What the task requires
Find each line with the string "matplotlib" and copy it.

Data supplied
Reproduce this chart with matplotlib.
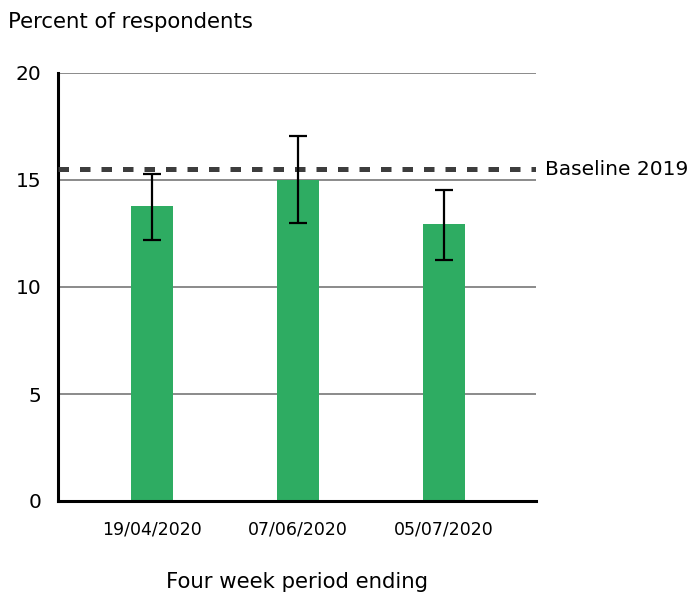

---

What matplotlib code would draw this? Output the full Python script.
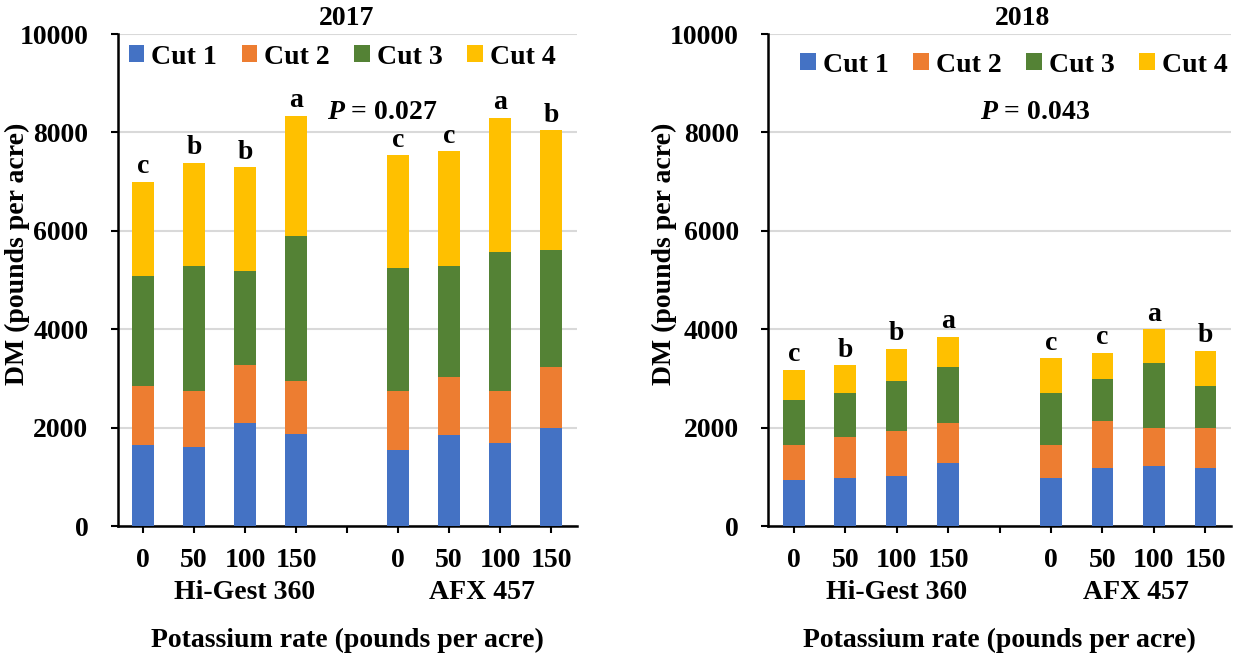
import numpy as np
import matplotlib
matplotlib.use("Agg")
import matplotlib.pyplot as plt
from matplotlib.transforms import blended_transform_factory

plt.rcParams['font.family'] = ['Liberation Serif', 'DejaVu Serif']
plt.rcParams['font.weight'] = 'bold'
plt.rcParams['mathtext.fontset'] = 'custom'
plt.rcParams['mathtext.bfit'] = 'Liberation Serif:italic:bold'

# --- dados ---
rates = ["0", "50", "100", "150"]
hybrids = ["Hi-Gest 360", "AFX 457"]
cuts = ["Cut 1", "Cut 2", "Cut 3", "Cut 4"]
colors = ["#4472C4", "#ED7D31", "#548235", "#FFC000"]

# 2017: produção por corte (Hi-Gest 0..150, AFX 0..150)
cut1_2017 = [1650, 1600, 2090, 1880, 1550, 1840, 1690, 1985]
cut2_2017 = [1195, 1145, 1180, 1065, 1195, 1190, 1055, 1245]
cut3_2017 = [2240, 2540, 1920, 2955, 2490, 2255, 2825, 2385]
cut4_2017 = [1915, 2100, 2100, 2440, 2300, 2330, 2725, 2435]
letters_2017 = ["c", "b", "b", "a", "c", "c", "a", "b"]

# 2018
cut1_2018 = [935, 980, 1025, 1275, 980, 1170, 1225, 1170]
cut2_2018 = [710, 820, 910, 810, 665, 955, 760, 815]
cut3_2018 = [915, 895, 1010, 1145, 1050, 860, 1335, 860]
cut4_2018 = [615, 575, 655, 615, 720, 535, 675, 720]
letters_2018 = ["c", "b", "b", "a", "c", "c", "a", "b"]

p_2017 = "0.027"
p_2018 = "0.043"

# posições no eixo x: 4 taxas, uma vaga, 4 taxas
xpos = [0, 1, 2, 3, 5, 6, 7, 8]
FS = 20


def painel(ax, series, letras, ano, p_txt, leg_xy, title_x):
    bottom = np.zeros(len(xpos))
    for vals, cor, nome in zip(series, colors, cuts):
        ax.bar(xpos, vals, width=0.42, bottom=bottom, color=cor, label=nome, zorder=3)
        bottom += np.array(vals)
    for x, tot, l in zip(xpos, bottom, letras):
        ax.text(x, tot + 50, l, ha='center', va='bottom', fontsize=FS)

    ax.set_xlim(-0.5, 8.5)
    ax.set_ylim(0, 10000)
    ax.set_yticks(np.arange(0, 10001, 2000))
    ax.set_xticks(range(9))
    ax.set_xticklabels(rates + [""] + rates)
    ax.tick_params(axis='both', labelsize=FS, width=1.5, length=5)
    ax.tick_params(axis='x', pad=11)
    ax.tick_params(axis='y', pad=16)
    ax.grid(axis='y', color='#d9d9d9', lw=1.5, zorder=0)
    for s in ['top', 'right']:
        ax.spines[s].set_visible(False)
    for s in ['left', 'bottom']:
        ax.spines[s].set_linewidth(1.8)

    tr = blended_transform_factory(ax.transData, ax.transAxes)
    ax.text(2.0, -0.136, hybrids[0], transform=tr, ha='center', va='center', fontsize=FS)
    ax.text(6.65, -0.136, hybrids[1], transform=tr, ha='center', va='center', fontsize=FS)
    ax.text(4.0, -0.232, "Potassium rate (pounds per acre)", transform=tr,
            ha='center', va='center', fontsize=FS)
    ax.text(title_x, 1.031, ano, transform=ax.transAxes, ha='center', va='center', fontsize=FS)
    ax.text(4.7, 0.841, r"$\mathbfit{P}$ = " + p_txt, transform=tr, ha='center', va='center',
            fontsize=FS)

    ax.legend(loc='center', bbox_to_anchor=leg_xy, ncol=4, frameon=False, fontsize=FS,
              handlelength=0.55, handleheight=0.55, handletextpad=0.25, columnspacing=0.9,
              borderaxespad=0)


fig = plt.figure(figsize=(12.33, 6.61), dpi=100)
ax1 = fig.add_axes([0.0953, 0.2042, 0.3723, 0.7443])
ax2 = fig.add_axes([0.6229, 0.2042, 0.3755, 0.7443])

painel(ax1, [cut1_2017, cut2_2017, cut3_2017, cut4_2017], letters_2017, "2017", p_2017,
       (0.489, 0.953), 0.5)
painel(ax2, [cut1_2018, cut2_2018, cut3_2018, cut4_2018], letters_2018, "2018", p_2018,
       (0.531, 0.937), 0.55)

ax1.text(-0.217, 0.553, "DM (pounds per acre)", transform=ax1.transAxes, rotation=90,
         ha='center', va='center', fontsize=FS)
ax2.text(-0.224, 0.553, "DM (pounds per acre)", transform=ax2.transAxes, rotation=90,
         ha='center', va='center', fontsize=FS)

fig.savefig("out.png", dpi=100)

Answer in full
Reproduce this chart with matplotlib.
What matplotlib code would draw this? Output the full Python script.
import matplotlib
matplotlib.use("Agg")
import matplotlib.pyplot as plt
from matplotlib.transforms import blended_transform_factory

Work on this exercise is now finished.